Director: Martin Koolhoven
Starring: Dakota Fanning, Guy Pearce, Kit Harington, Carice van Houten USA 2h 28m
Holymoly! I actually bothered to watch the trailer for this as Guy Pearce has actually become an amazingly versatile and seasoned actor who astounds me more and more as his career grows, and he has a particular edge to him when playing “the bad guy” and it was very evident that he is the ultimate bad ass in this film and continued to out do himself until the very end. Also there was a consolation prize that Datkoa is mute in the movie (sadly not all of it) but a majority and actually had to act which was a mad change.
So why did this dark story enthral me so much, well it’s dark, dark as fuck.. when it comes to modern western style films it’s what draws me to them, and this foreboding and engaging film stirs and disturbs at the same time and is surprisingly worth the two and half hours dedication.
Told in four torrid chapters, each darker and more gut wrenching than the last, a story starts to unfold from the beginning and end. Liz (Fanning) is a mute midwife, with her daughter, step son and she flees the persecution of a mourning father and a new preacher who she has an instant distaste for.. after seeing him brutally maim her husband in a way which forces her to have to put him out of his misery, we’re slowly lead through the chapters of her life growing up in a rough chronological order, we see how this Dutch immigrant took hold of a town with his tales of angelic visitations, and how he made the lives of any woman around him an abject hell. The persecution of women it a long running theme in the film, the easy connection is how females are perceived by the christian church and I’m sure feminist will be running with this story for a while. Her mother Anna (Carice van Houten) is slowly broken down, the verbal abuse turns into public humiliation and then beatings which goes beyond a point I fathomed. The young girl accidentally finds herself taken in at a whorehouse where she’s protected at first by a woman who is then hung for her actions, her best friend brutalised for sticking up for herself and slowly the world turns against her, when “he” arrives again, The Reverend is constantly on her heels throughout her life, like a demon possessed, a sort of Dutch western terminator.

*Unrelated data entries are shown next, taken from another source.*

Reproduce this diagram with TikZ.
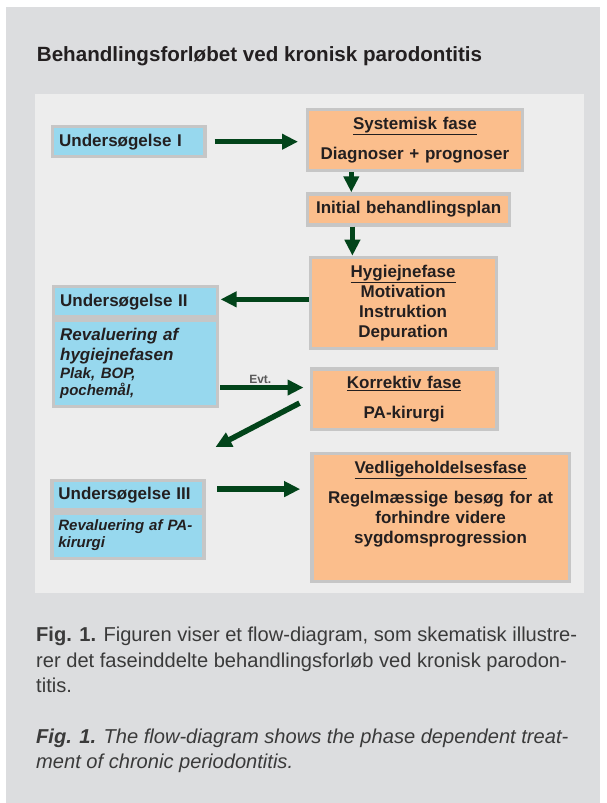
\documentclass[tikz,border=0pt]{standalone}
\usepackage{fontspec}
\setmainfont{Liberation Sans}
\usetikzlibrary{arrows.meta,positioning}
\definecolor{pagegray}{HTML}{DCDDDF}
\definecolor{panelgray}{HTML}{EDEDED}
\definecolor{framegray}{HTML}{C6C6C6}
\definecolor{examblue}{HTML}{97D8EE}
\definecolor{phaseorange}{HTML}{FBBE8C}
\definecolor{arrowgreen}{HTML}{02441A}
\definecolor{textdark}{HTML}{231F20}
\definecolor{captiongray}{HTML}{3A3A3A}

\begin{document}
\begin{tikzpicture}[x=1pt,y=-1pt]
    \tikzstyle{arrow} = [line width=5.5pt, -{Triangle[length=16pt,width=15pt]}, draw=arrowgreen]
    \tikzstyle{exam} = [rectangle, fill=examblue, draw=framegray, line width=3.3pt, anchor=north west, align=left, inner xsep=6.5pt, inner ysep=0pt, text=textdark, font=\fontsize{17}{20}\selectfont\bfseries]
    \tikzstyle{phase} = [rectangle, fill=phaseorange, draw=framegray, line width=3.3pt, anchor=north west, align=center, inner xsep=4pt, inner ysep=0pt, text=textdark, font=\fontsize{17}{20}\selectfont\bfseries]

    \fill[white] (0,0) rectangle (606,803);
    \fill[pagegray] (6,7) rectangle (600,803);
    \fill[panelgray] (35,94) rectangle (584,593);

    \node[anchor=base west, inner sep=0pt, text=textdark, font=\fontsize{20.6}{24}\selectfont\bfseries](Title) at (36.7,61){Behandlingsforløbet ved kronisk parodontitis};

    \node[exam, text width=139.4pt, minimum height=30.1pt](U1) at (51,125){Undersøgelse I};
    \node[phase, text width=206.5pt, minimum height=61.4pt](Sys) at (306,107.7){\underline{Systemisk fase}\\[10.6pt]Diagnoser + prognoser};
    \node[phase, text width=194pt, minimum height=31pt](Init) at (306,192.3){Initial behandlingsplan};
    \node[phase, text width=178pt, minimum height=91pt](Hyg) at (308.5,255.7){\underline{Hygiejnefase}\\Motivation\\Instruktion\\Depuration};

    \node[exam, text width=150.8pt, minimum height=30.4pt](U2) at (52,285){Undersøgelse II};
    \node[exam, text width=150.8pt, minimum height=86.4pt, below right=0pt and 0pt of U2.south west](R2){\itshape Revaluering af\\\itshape hygiejnefasen\\[-2pt]{\fontsize{15}{17}\selectfont\itshape Plak, BOP,}\\[-3pt]{\fontsize{15}{17}\selectfont\itshape pochemål,}};

    \node[phase, text width=177.9pt, minimum height=60.3pt](Kor) at (309.5,367.3){\underline{Korrektiv fase}\\[10pt]PA-kirurgi};

    \node[exam, text width=139pt, minimum height=28.9pt](U3) at (50.2,479){Undersøgelse III};
    \node[exam, text width=139pt, minimum height=45.5pt, below right=0pt and 0pt of U3.south west, font=\fontsize{15}{17}\selectfont\bfseries\itshape](R3){Revaluering af PA-\\kirurgi};

    \node[phase, text width=249.4pt, minimum height=128.4pt](Ved) at (310.2,451.7){\underline{Vedligeholdelsesfase}\\[10pt]Regelmæssige besøg for at\\forhindre videre\\sygdomsprogression\\[11pt]\mbox{}};

    \draw[arrow, shorten <=8pt, shorten >=8pt] (U1.east) -- (U1.east -| Sys.west);
    \draw[arrow] ([xshift=45.3pt]Sys.south west) -- ([xshift=45.3pt]Init.north west);
    \draw[arrow] ([xshift=46.4pt]Init.south west) -- ([xshift=46.4pt]Init.south west |- Hyg.north);
    \draw[arrow, shorten >=1.5pt] ([yshift=3.5pt]Hyg.west) -- ([yshift=3.5pt]Hyg.west -| U2.east);
    \draw[arrow, shorten <=1pt, shorten >=6pt] ([yshift=-24pt]R2.east) -- ([yshift=-24pt]R2.east -| Kor.west)
        node[midway, inner sep=0pt, anchor=base, yshift=4pt, xshift=-4pt, text=black!65, font=\fontsize{12}{14}\selectfont\bfseries]{Evt.};
    \draw[arrow] ([xshift=-10pt, yshift=-4pt]Kor.west) -- ([xshift=10pt, yshift=32pt]U3.north east);
    \draw[arrow, shorten <=11.8pt, shorten >=10pt] ([yshift=6pt]U3.east) -- ([yshift=6pt]U3.east -| Ved.west);

    \node[anchor=base west, inner sep=0pt, align=left, text=captiongray, font=\fontsize{20.1}{25.7}\selectfont](Cap) at (36,692.9){\textbf{Fig. 1.} Figuren viser et flow-diagram, som skematisk illustre-\\rer det faseinddelte behandlingsforløb ved kronisk parodon-\\titis.};
    \node[anchor=base west, inner sep=0pt, align=left, text=captiongray, font=\fontsize{20.1}{25.7}\selectfont\itshape](CapEn) at (36,768.7){\textbf{Fig. 1.} The flow-diagram shows the phase dependent treat-\\ment of chronic periodontitis.};
\end{tikzpicture}
\end{document}
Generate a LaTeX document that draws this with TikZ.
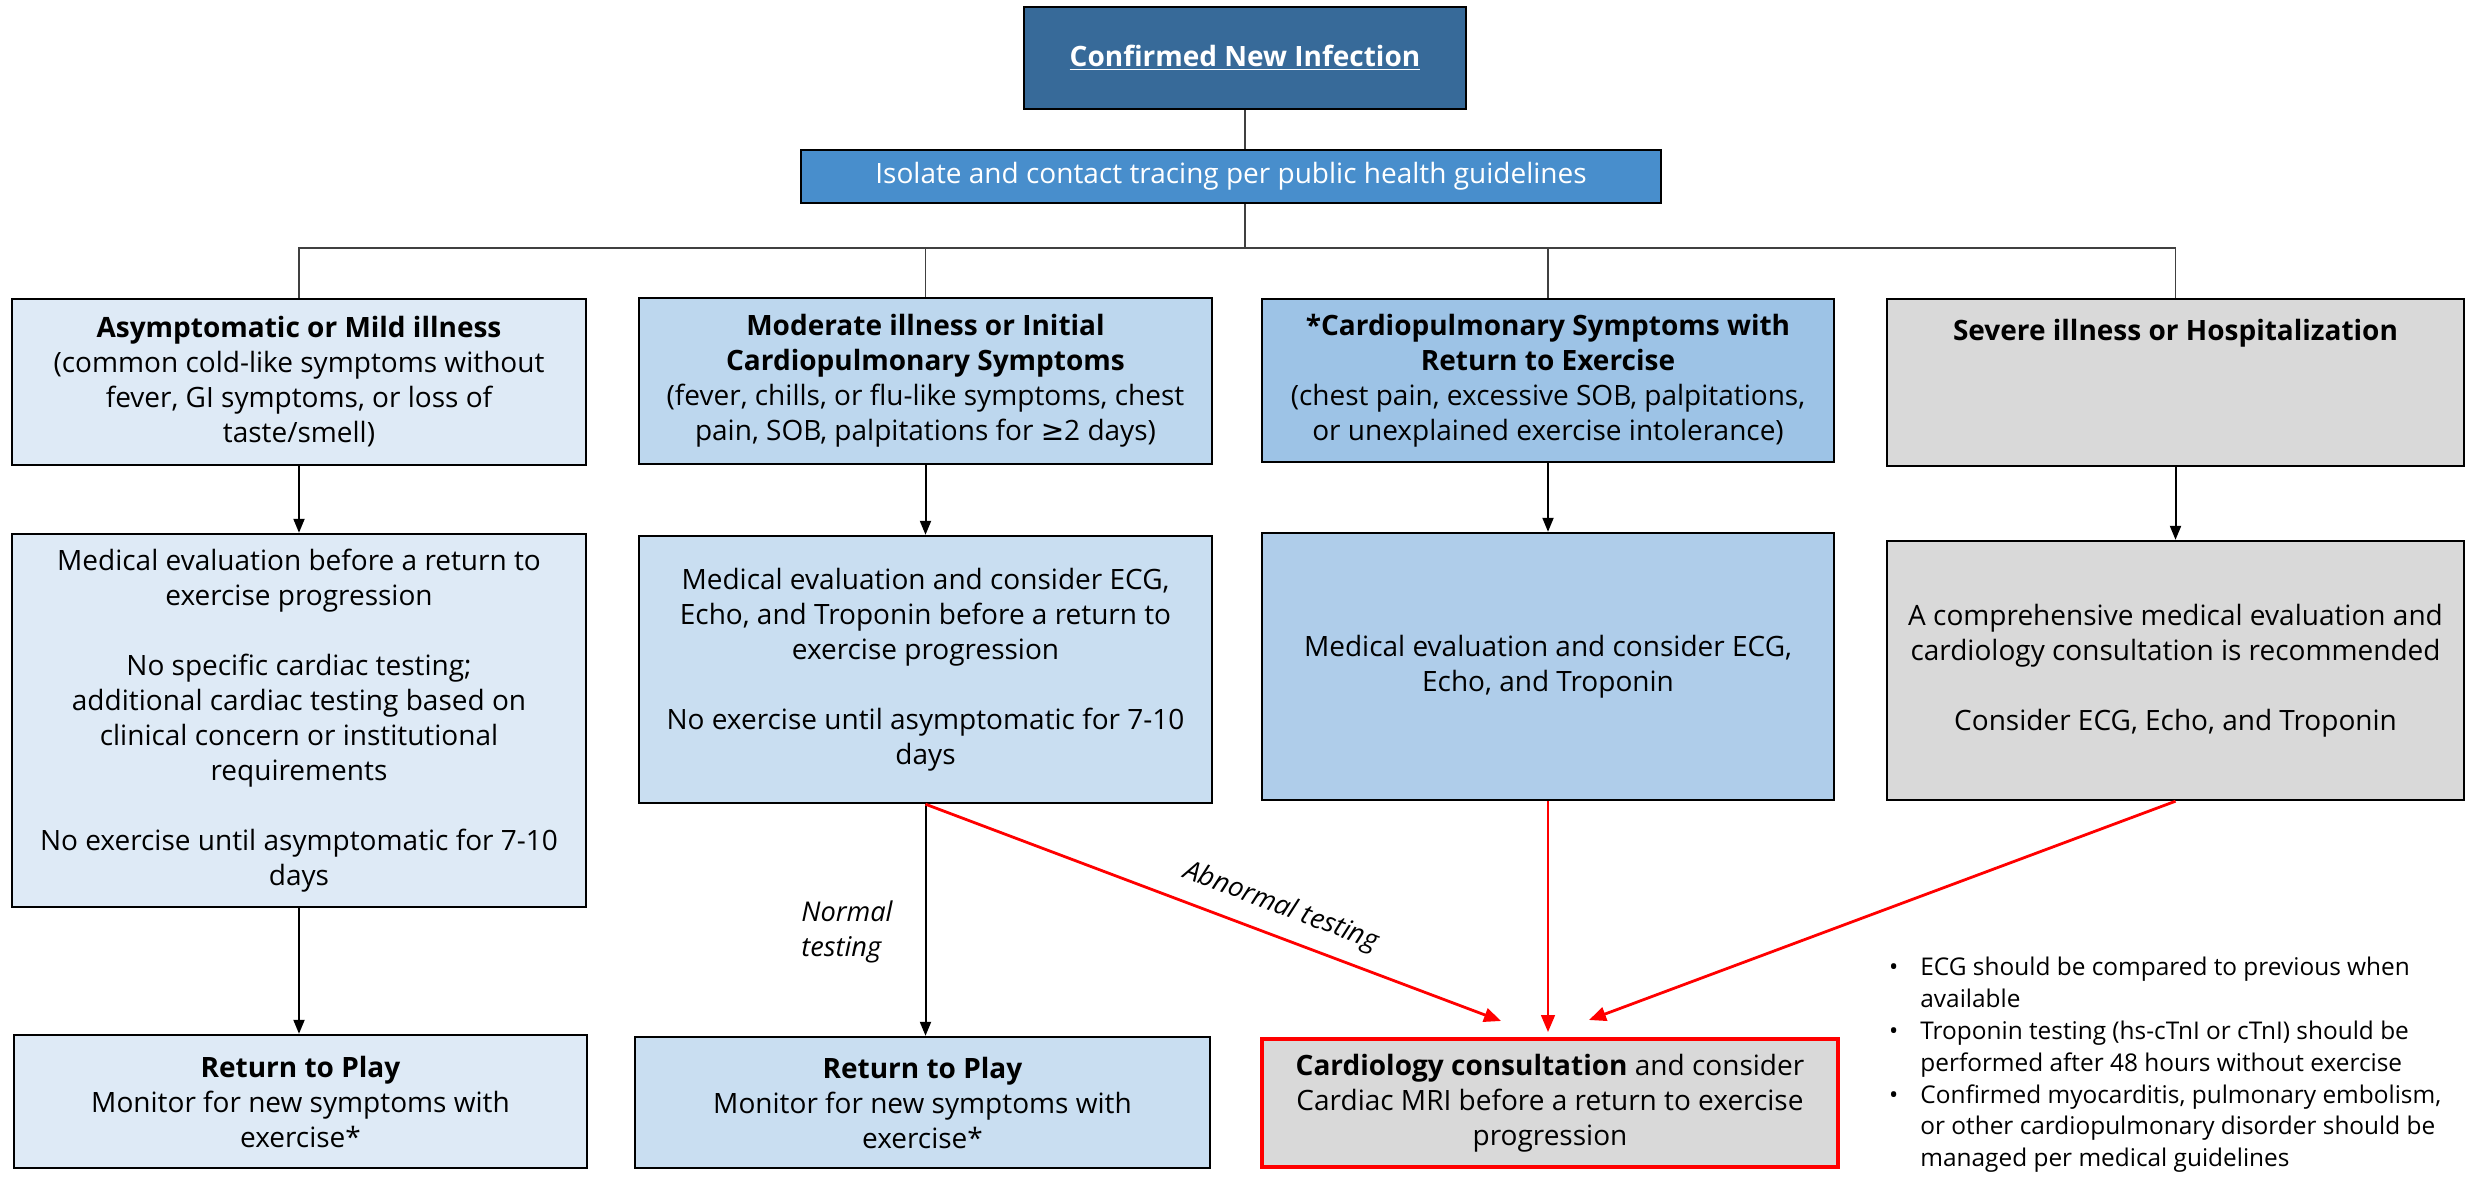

His cruelty really does escalate dramatically as the film progresses, and there are some scenes where I don’t understand how he survived, he really does have 9 lives, and this leads to a few minor plot holes that could have be detailed better. But still it’s plain to see the man’s black intensity and a lot of it comes from some sterling acting from Pearce. Taking the purely from his debauched character in Lawless (2012) and feeling comfortable in the historic setting as with Ravenous (1999) he really does permeate of nostalgia.
As the mood and world around Liz and her child/step child starts to freeze the final chapter of the movie sees them moving north along a frozen track to stay with her now late husband’s father, they are stalked as if by a wolf, as The Reverend; oozing rancid obsession intensifies until there is a much anticipated showdown, then finally an incredibly twisted ending.
Much about the film is bitter and sweet, and the theme of muteness runs from the surface to the core, the main character is not heard as a child, her mother is forced to wear a interpretation of a scold’s bridle and made mute, women all around her are constantly silenced. So much could be said about women speaking out, but this goes down to the muted tones and quiet scenes, the world is drafted out in such isolation, the landscapes are barren, the atmosphere can be cut with a knife at all times.
For me it was brilliant that I didn’t have to listen to Dakota as her voice grates on me since War of the Worlds (2005) but she does prove herself at times in the film but the show is stolen by her younger self Emilia Jones and Guy Pearce; who manages to pull of a fairly convincing accent; although it would have been interesting to hear him speak Dutch in at least one scene. His scarred appearance and animalistic nature really does transform the character into a monster and one without out bounds and a moral compass that is constantly spinning. He is the devil in the night, a European Anton Chigurh, a stalking wolf seeking an innocent lamb all rolled into one.
Brimstone is definitely love at first sight I can’t wait to watch this again, the violence is psychological and brutally physical, there isn’t a huge amount but when it happens it’s gut wrenching and often quite bloody. The story is gripping and ever changing, it’s one of the few rare epics that needs the time as the story eats it up.Speaking volumes about how women have been mistreated and that there is hope for human rights.